■ **GIVEN DATA**
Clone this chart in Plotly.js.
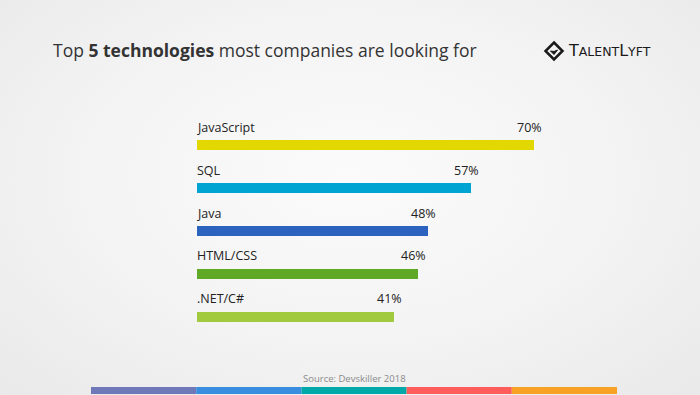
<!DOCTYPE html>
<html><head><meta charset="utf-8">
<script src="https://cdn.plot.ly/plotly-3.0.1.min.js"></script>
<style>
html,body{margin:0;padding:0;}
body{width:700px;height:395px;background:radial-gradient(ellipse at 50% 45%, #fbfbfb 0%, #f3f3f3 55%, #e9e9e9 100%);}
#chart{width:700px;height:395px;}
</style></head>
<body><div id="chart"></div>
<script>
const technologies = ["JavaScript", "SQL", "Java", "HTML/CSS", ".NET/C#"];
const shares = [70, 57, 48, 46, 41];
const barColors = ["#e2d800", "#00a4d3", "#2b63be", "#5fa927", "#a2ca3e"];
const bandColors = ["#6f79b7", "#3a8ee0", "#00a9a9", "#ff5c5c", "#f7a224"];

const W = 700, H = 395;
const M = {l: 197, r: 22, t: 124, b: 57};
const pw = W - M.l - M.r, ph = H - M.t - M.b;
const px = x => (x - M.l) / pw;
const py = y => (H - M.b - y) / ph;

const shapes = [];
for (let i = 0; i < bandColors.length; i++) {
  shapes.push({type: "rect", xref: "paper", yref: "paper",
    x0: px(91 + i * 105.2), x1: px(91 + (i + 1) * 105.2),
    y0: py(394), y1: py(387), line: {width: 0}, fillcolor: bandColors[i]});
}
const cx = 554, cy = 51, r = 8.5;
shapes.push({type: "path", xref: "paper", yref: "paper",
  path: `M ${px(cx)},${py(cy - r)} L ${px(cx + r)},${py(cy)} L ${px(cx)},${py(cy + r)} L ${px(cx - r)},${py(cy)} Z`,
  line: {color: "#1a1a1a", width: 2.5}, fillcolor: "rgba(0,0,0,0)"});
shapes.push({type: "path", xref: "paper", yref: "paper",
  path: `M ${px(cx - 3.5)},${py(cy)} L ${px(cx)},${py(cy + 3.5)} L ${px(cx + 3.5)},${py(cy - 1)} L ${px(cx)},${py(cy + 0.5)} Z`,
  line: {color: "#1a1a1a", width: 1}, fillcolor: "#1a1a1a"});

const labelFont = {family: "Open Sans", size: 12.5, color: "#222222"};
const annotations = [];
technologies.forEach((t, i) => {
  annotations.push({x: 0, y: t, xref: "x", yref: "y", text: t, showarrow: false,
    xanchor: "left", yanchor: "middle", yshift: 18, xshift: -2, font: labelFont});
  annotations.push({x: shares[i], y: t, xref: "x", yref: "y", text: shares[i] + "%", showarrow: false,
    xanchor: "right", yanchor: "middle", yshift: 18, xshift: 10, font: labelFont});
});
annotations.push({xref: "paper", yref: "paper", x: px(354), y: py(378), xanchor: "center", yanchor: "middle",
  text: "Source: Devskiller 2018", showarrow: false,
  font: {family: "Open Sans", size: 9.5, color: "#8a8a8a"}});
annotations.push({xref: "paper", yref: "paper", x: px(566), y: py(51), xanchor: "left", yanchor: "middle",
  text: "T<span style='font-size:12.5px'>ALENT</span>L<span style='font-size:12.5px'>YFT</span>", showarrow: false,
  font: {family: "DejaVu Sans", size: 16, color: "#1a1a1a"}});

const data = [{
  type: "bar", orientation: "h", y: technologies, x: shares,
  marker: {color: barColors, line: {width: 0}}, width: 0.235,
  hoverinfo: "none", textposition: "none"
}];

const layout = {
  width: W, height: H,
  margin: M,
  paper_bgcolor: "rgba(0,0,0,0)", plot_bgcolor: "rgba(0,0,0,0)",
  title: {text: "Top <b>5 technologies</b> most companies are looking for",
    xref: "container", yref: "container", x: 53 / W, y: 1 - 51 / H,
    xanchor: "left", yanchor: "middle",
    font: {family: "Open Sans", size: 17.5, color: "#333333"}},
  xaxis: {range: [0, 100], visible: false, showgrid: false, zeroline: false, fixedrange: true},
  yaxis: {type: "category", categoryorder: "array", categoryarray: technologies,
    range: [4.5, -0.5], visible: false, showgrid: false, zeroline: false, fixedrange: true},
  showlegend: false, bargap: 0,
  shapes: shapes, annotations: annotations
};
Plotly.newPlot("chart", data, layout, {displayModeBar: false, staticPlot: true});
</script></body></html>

--

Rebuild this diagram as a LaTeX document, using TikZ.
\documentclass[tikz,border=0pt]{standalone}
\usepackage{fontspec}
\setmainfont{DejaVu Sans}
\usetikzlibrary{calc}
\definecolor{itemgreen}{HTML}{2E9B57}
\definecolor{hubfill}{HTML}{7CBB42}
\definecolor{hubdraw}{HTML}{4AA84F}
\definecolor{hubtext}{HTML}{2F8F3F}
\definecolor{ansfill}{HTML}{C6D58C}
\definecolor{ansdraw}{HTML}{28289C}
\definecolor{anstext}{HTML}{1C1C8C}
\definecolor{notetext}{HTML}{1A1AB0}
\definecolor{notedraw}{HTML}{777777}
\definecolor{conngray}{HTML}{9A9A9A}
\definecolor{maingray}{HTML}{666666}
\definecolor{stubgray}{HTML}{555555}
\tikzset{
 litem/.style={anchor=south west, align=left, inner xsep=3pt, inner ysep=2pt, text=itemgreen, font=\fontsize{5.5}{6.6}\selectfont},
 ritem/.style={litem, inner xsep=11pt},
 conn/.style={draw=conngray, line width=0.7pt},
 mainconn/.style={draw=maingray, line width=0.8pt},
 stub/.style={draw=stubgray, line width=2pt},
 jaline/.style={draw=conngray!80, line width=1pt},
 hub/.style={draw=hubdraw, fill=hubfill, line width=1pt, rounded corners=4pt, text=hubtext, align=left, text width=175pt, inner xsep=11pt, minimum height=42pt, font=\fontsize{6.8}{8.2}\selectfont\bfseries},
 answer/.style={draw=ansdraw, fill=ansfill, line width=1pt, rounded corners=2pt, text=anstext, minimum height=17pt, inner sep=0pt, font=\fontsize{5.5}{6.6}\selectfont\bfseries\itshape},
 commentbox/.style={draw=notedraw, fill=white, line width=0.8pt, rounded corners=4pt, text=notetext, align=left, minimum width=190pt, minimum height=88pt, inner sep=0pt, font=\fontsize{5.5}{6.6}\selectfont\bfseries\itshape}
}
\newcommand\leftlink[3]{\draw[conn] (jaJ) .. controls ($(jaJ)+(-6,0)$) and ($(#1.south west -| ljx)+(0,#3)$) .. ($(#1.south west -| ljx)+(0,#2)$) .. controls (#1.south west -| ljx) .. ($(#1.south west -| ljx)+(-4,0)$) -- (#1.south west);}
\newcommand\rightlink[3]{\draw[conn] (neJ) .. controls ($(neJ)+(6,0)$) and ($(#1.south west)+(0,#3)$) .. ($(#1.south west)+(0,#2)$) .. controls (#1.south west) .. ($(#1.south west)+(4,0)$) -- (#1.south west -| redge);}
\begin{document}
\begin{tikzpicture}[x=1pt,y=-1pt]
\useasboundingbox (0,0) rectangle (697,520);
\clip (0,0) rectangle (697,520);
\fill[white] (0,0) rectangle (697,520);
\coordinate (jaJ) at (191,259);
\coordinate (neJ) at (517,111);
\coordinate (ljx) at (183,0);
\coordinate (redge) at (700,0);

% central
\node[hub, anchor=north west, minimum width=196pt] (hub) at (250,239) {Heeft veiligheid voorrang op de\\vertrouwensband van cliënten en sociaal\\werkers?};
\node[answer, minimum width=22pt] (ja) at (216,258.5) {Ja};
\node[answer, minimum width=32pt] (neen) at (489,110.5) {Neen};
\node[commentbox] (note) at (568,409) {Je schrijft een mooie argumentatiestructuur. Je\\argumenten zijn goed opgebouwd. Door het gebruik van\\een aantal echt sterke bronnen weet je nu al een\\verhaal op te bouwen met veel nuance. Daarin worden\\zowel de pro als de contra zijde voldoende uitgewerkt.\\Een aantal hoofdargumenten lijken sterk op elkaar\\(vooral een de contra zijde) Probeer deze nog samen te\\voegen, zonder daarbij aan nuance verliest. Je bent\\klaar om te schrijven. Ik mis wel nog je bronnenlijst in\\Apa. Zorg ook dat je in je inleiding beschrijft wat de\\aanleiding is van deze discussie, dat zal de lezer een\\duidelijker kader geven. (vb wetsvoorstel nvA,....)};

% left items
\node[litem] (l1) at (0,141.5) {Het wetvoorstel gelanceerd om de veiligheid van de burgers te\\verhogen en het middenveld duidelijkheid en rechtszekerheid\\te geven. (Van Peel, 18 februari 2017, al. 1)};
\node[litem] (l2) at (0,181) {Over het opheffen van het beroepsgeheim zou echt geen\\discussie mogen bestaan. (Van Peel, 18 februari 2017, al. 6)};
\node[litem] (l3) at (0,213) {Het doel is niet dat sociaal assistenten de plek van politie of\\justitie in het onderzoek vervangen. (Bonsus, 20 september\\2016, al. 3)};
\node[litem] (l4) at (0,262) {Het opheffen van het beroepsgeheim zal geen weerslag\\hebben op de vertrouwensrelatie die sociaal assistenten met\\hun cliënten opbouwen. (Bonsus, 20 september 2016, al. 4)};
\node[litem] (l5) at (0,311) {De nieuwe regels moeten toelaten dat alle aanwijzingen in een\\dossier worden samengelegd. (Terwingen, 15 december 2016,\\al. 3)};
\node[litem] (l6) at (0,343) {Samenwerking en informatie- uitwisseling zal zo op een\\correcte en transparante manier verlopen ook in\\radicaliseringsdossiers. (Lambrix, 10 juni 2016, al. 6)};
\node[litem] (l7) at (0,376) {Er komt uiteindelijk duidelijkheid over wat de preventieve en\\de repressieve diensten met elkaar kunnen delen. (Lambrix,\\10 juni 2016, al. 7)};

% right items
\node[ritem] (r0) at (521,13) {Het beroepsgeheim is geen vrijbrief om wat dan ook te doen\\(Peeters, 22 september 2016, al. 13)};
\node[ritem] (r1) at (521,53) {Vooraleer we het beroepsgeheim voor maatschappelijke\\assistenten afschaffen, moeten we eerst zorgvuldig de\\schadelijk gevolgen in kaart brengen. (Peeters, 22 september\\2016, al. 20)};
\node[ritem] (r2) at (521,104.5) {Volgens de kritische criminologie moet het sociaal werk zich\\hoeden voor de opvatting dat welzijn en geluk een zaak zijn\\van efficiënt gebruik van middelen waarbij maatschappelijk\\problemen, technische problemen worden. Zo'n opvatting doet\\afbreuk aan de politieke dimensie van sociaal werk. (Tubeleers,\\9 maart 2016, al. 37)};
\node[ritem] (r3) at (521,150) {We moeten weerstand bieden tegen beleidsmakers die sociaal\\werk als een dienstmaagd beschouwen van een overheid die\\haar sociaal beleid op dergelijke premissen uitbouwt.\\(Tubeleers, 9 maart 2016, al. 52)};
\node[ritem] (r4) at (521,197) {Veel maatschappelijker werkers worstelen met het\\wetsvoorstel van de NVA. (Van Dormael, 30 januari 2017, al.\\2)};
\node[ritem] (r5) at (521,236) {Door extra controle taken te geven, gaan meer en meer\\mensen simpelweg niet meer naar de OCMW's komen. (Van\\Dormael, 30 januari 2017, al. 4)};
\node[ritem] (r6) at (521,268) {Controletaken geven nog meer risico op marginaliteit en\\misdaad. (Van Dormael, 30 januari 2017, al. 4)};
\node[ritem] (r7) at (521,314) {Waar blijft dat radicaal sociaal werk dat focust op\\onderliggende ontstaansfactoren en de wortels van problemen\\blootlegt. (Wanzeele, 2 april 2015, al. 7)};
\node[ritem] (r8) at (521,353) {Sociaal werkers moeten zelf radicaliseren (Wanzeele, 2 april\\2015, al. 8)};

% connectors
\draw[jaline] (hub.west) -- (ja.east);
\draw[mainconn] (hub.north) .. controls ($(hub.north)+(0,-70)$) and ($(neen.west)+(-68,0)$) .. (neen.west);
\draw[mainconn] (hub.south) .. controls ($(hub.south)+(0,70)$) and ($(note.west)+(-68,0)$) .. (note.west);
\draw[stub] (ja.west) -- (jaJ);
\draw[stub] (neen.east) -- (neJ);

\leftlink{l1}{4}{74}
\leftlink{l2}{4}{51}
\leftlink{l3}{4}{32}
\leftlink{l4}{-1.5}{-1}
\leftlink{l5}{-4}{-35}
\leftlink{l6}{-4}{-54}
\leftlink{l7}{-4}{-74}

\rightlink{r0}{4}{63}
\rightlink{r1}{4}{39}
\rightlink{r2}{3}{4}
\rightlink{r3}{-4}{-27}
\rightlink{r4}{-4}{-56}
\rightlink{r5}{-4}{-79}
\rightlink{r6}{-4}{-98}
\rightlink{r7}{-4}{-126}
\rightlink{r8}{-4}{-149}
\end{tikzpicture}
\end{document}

■ **TO BE DONE**
Quote exactly what appears from the line containing "Clone this chart in Plotly.js." through the line containing "const py = y => (H - M.b - y) / ph;", both included, except for the pictures, and nothing more.

■ **OUTPUT BELOW**
Clone this chart in Plotly.js.
<!DOCTYPE html>
<html><head><meta charset="utf-8">
<script src="https://cdn.plot.ly/plotly-3.0.1.min.js"></script>
<style>
html,body{margin:0;padding:0;}
body{width:700px;height:395px;background:radial-gradient(ellipse at 50% 45%, #fbfbfb 0%, #f3f3f3 55%, #e9e9e9 100%);}
#chart{width:700px;height:395px;}
</style></head>
<body><div id="chart"></div>
<script>
const technologies = ["JavaScript", "SQL", "Java", "HTML/CSS", ".NET/C#"];
const shares = [70, 57, 48, 46, 41];
const barColors = ["#e2d800", "#00a4d3", "#2b63be", "#5fa927", "#a2ca3e"];
const bandColors = ["#6f79b7", "#3a8ee0", "#00a9a9", "#ff5c5c", "#f7a224"];

const W = 700, H = 395;
const M = {l: 197, r: 22, t: 124, b: 57};
const pw = W - M.l - M.r, ph = H - M.t - M.b;
const px = x => (x - M.l) / pw;
const py = y => (H - M.b - y) / ph;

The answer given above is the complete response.